• _Problem description_: Go through the lines below and copy each one that holds the string "this".

• _Input_:
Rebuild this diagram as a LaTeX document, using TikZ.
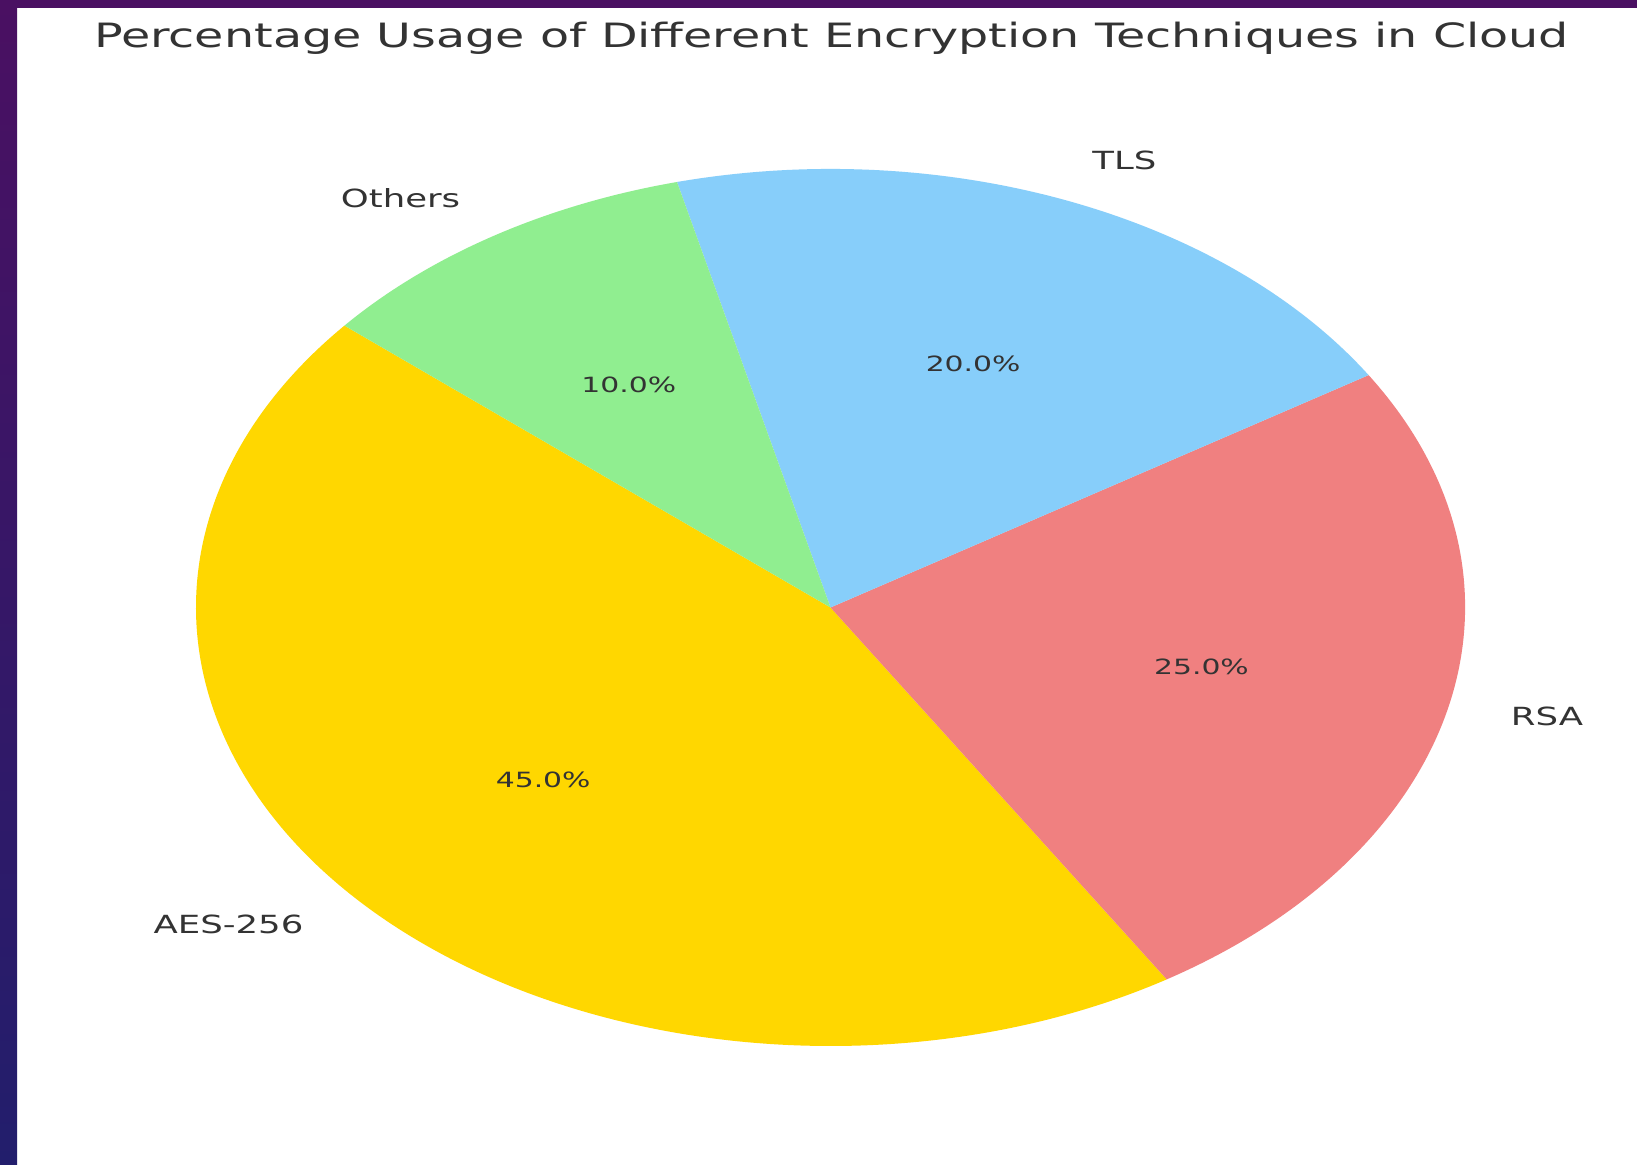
\documentclass[tikz,border=0pt]{standalone}
\usepackage{fontspec}
\usetikzlibrary{calc}
\newfontfamily\dvs[FakeStretch=1.42]{DejaVu Sans}
\definecolor{textgray}{HTML}{333333}
\definecolor{pgold}{HTML}{FFD700}
\definecolor{pcoral}{HTML}{F08080}
\definecolor{psky}{HTML}{87CEFA}
\definecolor{pgreen}{HTML}{90EE90}
\definecolor{bordertop}{HTML}{4A1062}
\definecolor{borderbot}{HTML}{221E6C}
\begin{document}
\begin{tikzpicture}[x=0.5pt,y=0.5pt,
  txt/.style={text=textgray, inner sep=0pt},
  lbl/.style={txt, font=\dvs\fontsize{12.5}{14}\selectfont},
  pct/.style={txt, font=\dvs\fontsize{10.5}{12}\selectfont},
  ttl/.style={txt, font=\dvs\fontsize{16.75}{20}\selectfont}]
\useasboundingbox (0,0) rectangle (1637,1165);
\fill[white] (0,0) rectangle (1637,1165);
\shade[top color=bordertop, bottom color=borderbot] (0,0) rectangle (17,1165);
\fill[bordertop] (0,1157) rectangle (1637,1165);
\coordinate (c) at (830.5,557.5);
% slices
\fill[pgold] (c) -- ++(140:634.5 and 438.5) arc[start angle=140, end angle=302, x radius=634.5, y radius=438.5] -- cycle;
\fill[pcoral] (c) -- ++(302:634.5 and 438.5) arc[start angle=302, end angle=392, x radius=634.5, y radius=438.5] -- cycle;
\fill[psky] (c) -- ++(32:634.5 and 438.5) arc[start angle=32, end angle=104, x radius=634.5, y radius=438.5] -- cycle;
\fill[pgreen] (c) -- ++(104:634.5 and 438.5) arc[start angle=104, end angle=140, x radius=634.5, y radius=438.5] -- cycle;
% title
\node[ttl] (title) at (831.5,1126.5) {Percentage Usage of Different Encryption Techniques in Cloud};
% labels
\node[lbl, anchor=east] (laes) at ($(c)+(221:697.95 and 482.35)$) {AES-256};
\node[lbl, anchor=west] (lrsa) at ($(c)+(347:697.95 and 482.35)$) {RSA};
\node[lbl, anchor=west] (ltls) at ($(c)+(68:697.95 and 482.35)$) {TLS};
\node[lbl, anchor=east] (loth) at ($(c)+(122:697.95 and 482.35)$) {Others};
% percentages
\node[pct] (paes) at ($(c)+(221:380.7 and 263.1)$) {45.0\%};
\node[pct] (prsa) at ($(c)+(347:380.7 and 263.1)$) {25.0\%};
\node[pct] (ptls) at ($(c)+(68:380.7 and 263.1)$) {20.0\%};
\node[pct] (poth) at ($(c)+(122:380.7 and 263.1)$) {10.0\%};
\end{tikzpicture}
\end{document}
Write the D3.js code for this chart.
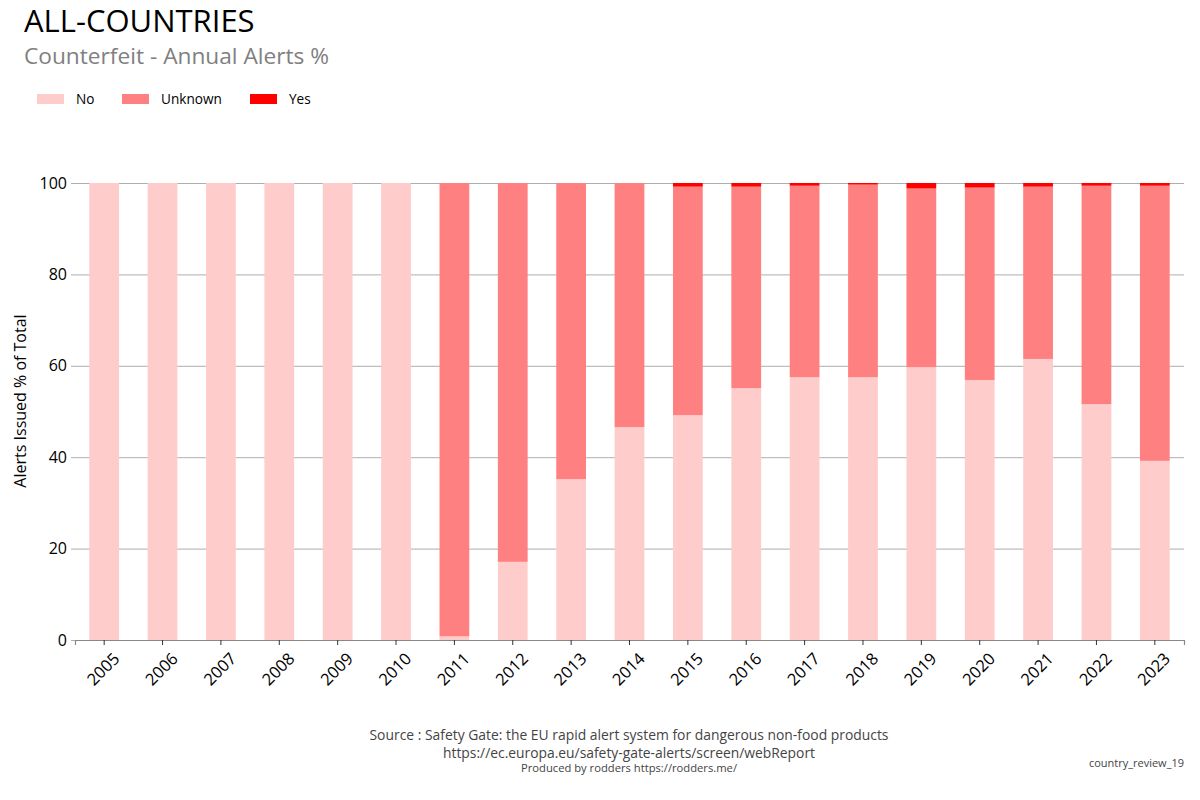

• _Exercise response_:
Rebuild this diagram as a LaTeX document, using TikZ.
Write the D3.js code for this chart.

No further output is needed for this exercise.